BNP Paribas Keeps Pace With Wall Street on Trading By Bloomberg

(Bloomberg) — BNP Paribas SA (PA:) kept pace with gains at some of its biggest Wall Street rivals in the fourth quarter, posting a near 63% jump in fixed-income trading revenue after a rebound in rates and foreign exchange activity.

Fixed income, currency and commodity trading revenue jumped to 820 million euros ($905 million) in the final three months of the year, way ahead of its lackluster earnings a year earlier, though falling short of the $1 billion generated in the third quarter. The results place BNP ahead of European rivals Deutsche Bank AG (DE:) and UBS Group, and in line with earnings at some of the biggest U.S. banks including Goldman Sachs Group Inc (NYSE:).

Chief Executive Officer Jean-Laurent Bonnafe is overseeing a revival of the bank’s trading performance after slashing costs and downgrading revenue and profitability targets a year ago. That came after the bank lost money on index derivatives hedging and because of “extreme market movements” at the end of 2018.

Still, the Paris-based bank joined European rivals in paring back some of its targets at a time when prolonged negative rates are eating into lending margins. The bank introduced a 10% return on tangible equity target for 2020, dropping a previous and slightly higher target, though the newer figure is still more ambitious than many rivals.

FICC benefited from “very strong growth across all segments” BNP said, highlighting rates, foreign exchange and credit. That helped BNP’s global markets unit — its key trading division — more than double revenue from a year earlier. Equity and prime services revenue increased to 520 million from a “low base” of 145 million euros a year earlier.

BNP’s corporate and investment bank is well positioned for 2020 after gaining market share in its key businesses last year, Chief Financial Officer Lars Machenil said in a Bloomberg TV interview. “International financial services remains the engine of growth,” he said.
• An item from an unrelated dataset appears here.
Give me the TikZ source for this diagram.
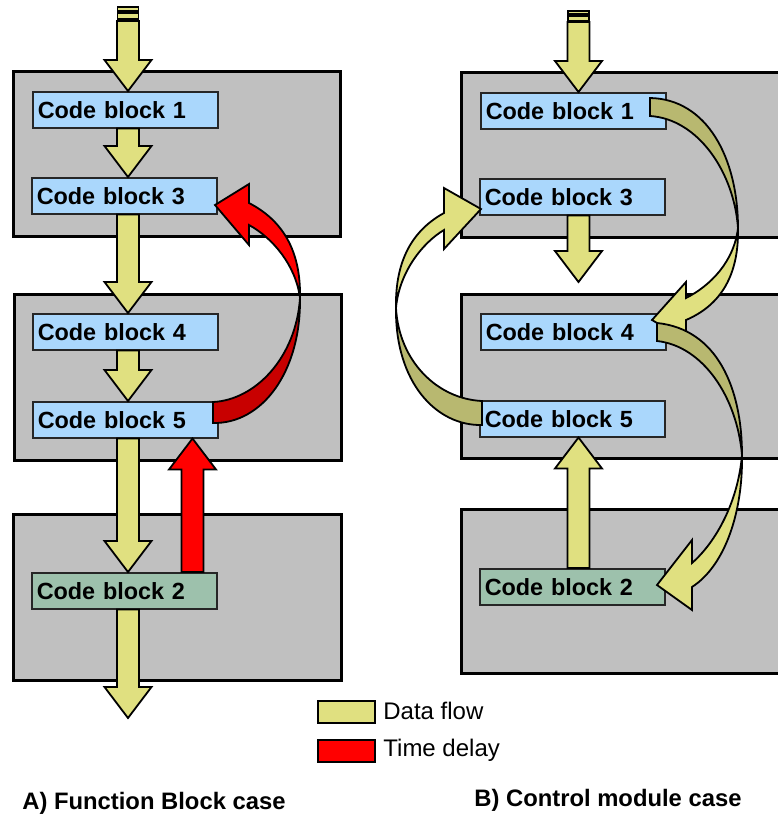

For 2020, the bank targets business growth in all its operating divisions and a decrease in the absolute value of its operating expenses.

Jaws Effect

Overall, revenue rose 11.5% in the quarter to 11.3 billion euros, ahead of estimates and outpacing a 4.6% increase in costs in what is known as positive jaws effect. The bank’s common equity Tier 1 ratio, a measure of financial strength, further increased by 10 basis points to 12.1% at the end of the year from the third quarter. Net income rose 8.6% in the quarter to 1.85 billion euros, slightly missing the average analyst estimate of 1.88 billion euros.

As part of the measures announced a year ago, Bonnafe pledged an additional 600 million euros in cost cuts to weather a trading slump. The bank is targeting about 3.3 billion euros of expense reductions by 2020. Results at the end of 2018 had been particularly difficult, when the bank lost about $80 million on derivatives trades linked to the U.S. stock market.

The French bank is past halfway through its 2020 cost plan, but has so far stayed clear of suggesting any big job-cutting plans like those at Parisian rival Societe Generale (PA:) SA or the thousands of planned reductions at Deutsche Bank. Instead, BNP’s moves have included outsourcing equity research in Asia to Morningstar Inc. The bank said Wednesday that it plans to generate additional recurring savings of 1.5 billion euros in 2020.

BNP’s performance in FICC trading last quarter puts it near the middle of the pack compared with Wall Street Peers. Morgan Stanley (NYSE:) led the gains after seeing revenue more than double, while JPMorgan (NYSE:) posted an 86% jump. Bank of America (NYSE:) had one of the lowest increases, with a 25% jump in revenue.

BNP Paribas is targeting its spending to win clients in countries such as the U.S., the U.K. and especially Deutsche Bank’s backyard, Germany, where the mass of small and medium-sized companies have traditionally been the backbone of its export-oriented powerhouse economy.